Además este trabajo ha demostrado también como la resistencia no violenta ha sido históricamente una herramienta democratizadora del sistema político y del propio funcionamiento de los movimientos sociales. La no violencia se ha evidenciado más exitosa a la hora de lograr objetivos políticos y ha terminado imponiéndose por pragmatismo, más allá de las consideraciones éticas o morales; de la mayor coherencia entre principios, medios y fines; de que resulte más inclusivas; o de que logren una mayor legitimidad social y dificulten la represión.
Las estrategias no violentas aborrecen del vanguardismo que termina por desconectar de la gente común, ya sea por apuestas organizativas, por excesos de intelectualismo o derivas violentas que aíslan. Nos gusta ilustrar esta idea con las simpáticas reflexiones de Fernando Gabeira al recordar, en su biografía A por otra compañero, su pasado en la guerrilla brasileña del Movimiento Revolucionario 8 de Octubre. En ella cuenta como mientras mantenían secuestrado al embajador de Estados Unidos para llamar la atención sobre la complicidad con la dictadura de su país, un chófer de bus le dijo a otro integrante del MR-8 que las personas que más admiraba en el mundo eran los secuestradores del embajador y los astronautas. Tiempo después Gabeira comprendió que para el común de la gente un guerrillero era algo tan raro como un cosmonauta, admirables y distantes, «estábamos a cien mil millas del hombre de la calle y sus preocupaciones. ¡No éramos sino un espectáculo más!».

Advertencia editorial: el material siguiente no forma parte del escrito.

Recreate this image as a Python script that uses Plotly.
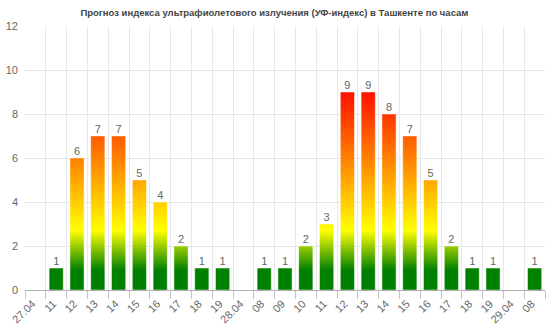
import plotly.graph_objects as go

# Hourly UV-index forecast for Tashkent
labels = ["27.04", "11", "12", "13", "14", "15", "16", "17", "18", "19",
          "28.04", "08", "09", "10", "11", "12", "13", "14", "15", "16",
          "17", "18", "19", "29.04", "08"]
uv_index = [None, 1, 6, 7, 7, 5, 4, 2, 1, 1,
            None, 1, 1, 2, 3, 9, 9, 8, 7, 5,
            2, 1, 1, None, 1]

title_text = "Прогноз индекса ультрафиолетового излучения (УФ-индекс) в Ташкенте по часам"

# colour ramp in absolute index units: green low, yellow mid, red high
uv_scale = [[0.0, "#008000"], [0.1, "#008000"], [0.3, "#ffff00"],
            [0.62, "#ff9000"], [1.0, "#ff1000"]]
grad_start, grad_stop = 0, 9

BAR_W = 0.68
FONT = "Liberation Sans, Arial, sans-serif"

fig = go.Figure()

for i, v in enumerate(uv_index):
    if v is None:
        continue
    x0, x1 = i - BAR_W / 2, i + BAR_W / 2
    fig.add_trace(go.Scatter(
        x=[x0, x0, x1, x1, x0],
        y=[0, v, v, 0, 0],
        mode="lines",
        fill="toself",
        fillgradient=dict(type="vertical", colorscale=uv_scale,
                          start=grad_start, stop=grad_stop),
        line=dict(color="rgba(255,255,255,0.45)", width=1),
        hoverinfo="skip",
        showlegend=False,
    ))

xs = [i for i, v in enumerate(uv_index) if v is not None]
vs = [v for v in uv_index if v is not None]
fig.add_trace(go.Scatter(
    x=xs, y=vs, mode="text",
    text=[str(v) for v in vs],
    textposition="top center",
    textfont=dict(family=FONT, size=11, color="#666666"),
    hovertemplate="%{y}<extra></extra>",
    showlegend=False,
))

fig.update_layout(
    width=560, height=325,
    margin=dict(l=25, r=15, t=26, b=35),
    paper_bgcolor="white", plot_bgcolor="white",
    font=dict(family=FONT, color="#666666", size=11),
    title=dict(text=f"<b>{title_text}</b>", x=0.49, xanchor="center",
               y=1 - 13 / 325, yanchor="middle", yref="container",
               font=dict(family=FONT, size=9.5, color="#444444")),
)

fig.update_xaxes(
    range=[-0.5, len(labels) - 0.5], automargin=False,
    tickmode="array", tickvals=list(range(len(labels))), ticktext=labels,
    tickangle=-45, showgrid=False, zeroline=False, ticks="",
    ticklabelstandoff=2, ticklabelshift=-3,
    showline=True, linecolor="#b0b0b0", linewidth=1,
    tickfont=dict(family=FONT, size=11, color="#666666"),
    minor=dict(tick0=-0.5, dtick=1, showgrid=True, gridcolor="#e8e8e8",
               gridwidth=1, ticks="outside", ticklen=8,
               tickcolor="#c4c4c4", tickwidth=1),
    fixedrange=True,
)
fig.update_yaxes(
    range=[0, 12], dtick=2, showgrid=True, gridcolor="#e6e6e6",
    zeroline=False, ticks="", ticklabelstandoff=6, automargin=False,
    tickfont=dict(family=FONT, size=11, color="#666666"),
    fixedrange=True,
)

fig.write_html("out.html")
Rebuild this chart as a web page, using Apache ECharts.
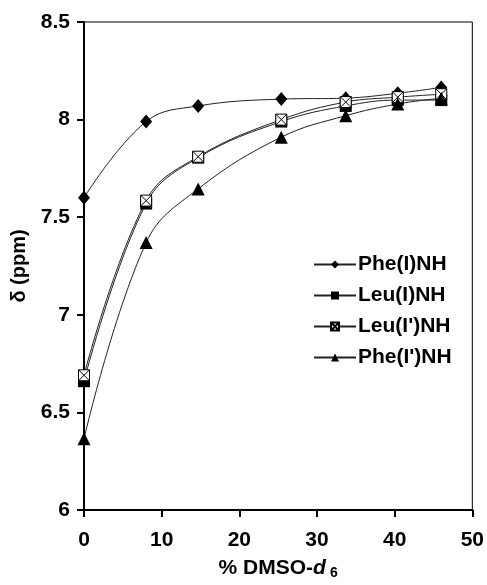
<!DOCTYPE html>
<html>
<head>
<meta charset="utf-8">
<script src="https://cdn.jsdelivr.net/npm/echarts@6/dist/echarts.min.js"></script>
<style>
    html, body { margin: 0; padding: 0; background: #fff; }
    #chart { width: 487px; height: 585px; }
</style>
</head>
<body>
<div id="chart"></div>
<script>
// % DMSO-d6 values along x
const dmso = [0, 8, 14.7, 25.4, 33.7, 40.4, 46];

const pheI = [7.60, 7.99, 8.07, 8.105, 8.11, 8.135, 8.165];
const leuI = [6.66, 7.57, 7.805, 7.99, 8.07, 8.10, 8.10];
const leuIp = [6.69, 7.585, 7.81, 8.00, 8.09, 8.115, 8.13];
const pheIp = [6.365, 7.37, 7.645, 7.91, 8.02, 8.08, 8.11];

const seriesNames = ['Phe(I)NH', 'Leu(I)NH', "Leu(I')NH", "Phe(I')NH"];
const xTicks = [0, 10, 20, 30, 40, 50];

const FONT = 'Liberation Sans, Arial, sans-serif';
const boxX = 'path://M0,0L10,0L10,10L0,10Z M0,0L10,10 M10,0L0,10';

function toPairs(vals) {
    return vals.map((v, i) => [dmso[i], v]);
}

function makeSeries(name, vals, symbol, size, fill) {
    return {
        name,
        type: 'line',
        data: toPairs(vals),
        smooth: 0.4,
        symbol,
        symbolSize: size,
        showAllSymbol: true,
        lineStyle: { color: '#222', width: 1 },
        itemStyle: {
            color: fill,
            borderColor: '#000',
            borderWidth: fill === '#000' ? 0 : 1,
        },
        emphasis: { disabled: true },
        z: 3,
    };
}

const chart = echarts.init(document.getElementById('chart'));
chart.setOption({
    animation: false,
    backgroundColor: '#fff',
    grid: { left: 84, right: 12, top: 22, bottom: 74, show: true, borderColor: '#000', borderWidth: 1 },
    legend: {
        orient: 'vertical',
        left: 308,
        top: 249,
        itemWidth: 42,
        itemHeight: 10,
        itemGap: 10,
        textStyle: { fontFamily: FONT, fontSize: 21, fontWeight: 'bold', color: '#000', padding: [0, 0, 0, -3] },
        data: seriesNames,
    },
    xAxis: {
        type: 'value',
        min: 0,
        max: 50,
        interval: 10,
        name: '% DMSO-{i|d}{s|6}',
        nameLocation: 'middle',
        nameGap: 46,
        nameTextStyle: {
            fontFamily: FONT, fontSize: 21, fontWeight: 'bold', color: '#000',
            rich: {
                i: { fontFamily: FONT, fontSize: 21, fontWeight: 'bold', fontStyle: 'italic', color: '#000' },
                s: { fontFamily: FONT, fontSize: 14, fontWeight: 'bold', color: '#000', verticalAlign: 'bottom', padding: [10, 0, 0, 4] },
            },
        },
        axisLine: { onZero: false, lineStyle: { color: '#000', width: 2 } },
        axisTick: { inside: false, length: 7, lineStyle: { color: '#000', width: 2 } },
        axisLabel: {
            margin: 20, fontFamily: FONT, fontSize: 21, fontWeight: 'bold', color: '#000',
            formatter: (v) => (xTicks.includes(v) ? String(v) : ''),
        },
        splitLine: { show: false },
    },
    yAxis: {
        type: 'value',
        min: 6,
        max: 8.5,
        interval: 0.5,
        name: 'δ (ppm)',
        nameLocation: 'middle',
        nameGap: 54,
        nameTextStyle: { fontFamily: FONT, fontSize: 20, fontWeight: 'bold', color: '#000' },
        axisLine: { onZero: false, lineStyle: { color: '#000', width: 2 } },
        axisTick: { inside: false, length: 7, lineStyle: { color: '#000', width: 2 } },
        axisLabel: { margin: 14, fontFamily: FONT, fontSize: 21, fontWeight: 'bold', color: '#000' },
        splitLine: { show: false },
    },
    series: [
        makeSeries(seriesNames[0], pheI, 'diamond', [12, 14], '#000'),
        makeSeries(seriesNames[1], leuI, 'rect', 12, '#000'),
        makeSeries(seriesNames[2], leuIp, boxX, 11, '#fff'),
        makeSeries(seriesNames[3], pheIp, 'triangle', 13, '#000'),
    ],
});
</script>
</body>
</html>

Las modestas y anónimas termitas ya hemos empezado a desgastar los cimientos que sostienen este modelo socioeconómico pero necesitamos ser muchas más si queremos llegar a tiempo de evitar la catástrofe. Bertrand Russell afirmaba que lo más difícil de aprender en la vida es qué puentes hay que cruzar y qué puentes hay que quemar. En primavera la desobediencia climática volverá a las calles y esperamos que nos acompañes, que cruces el puente de nuestra mano.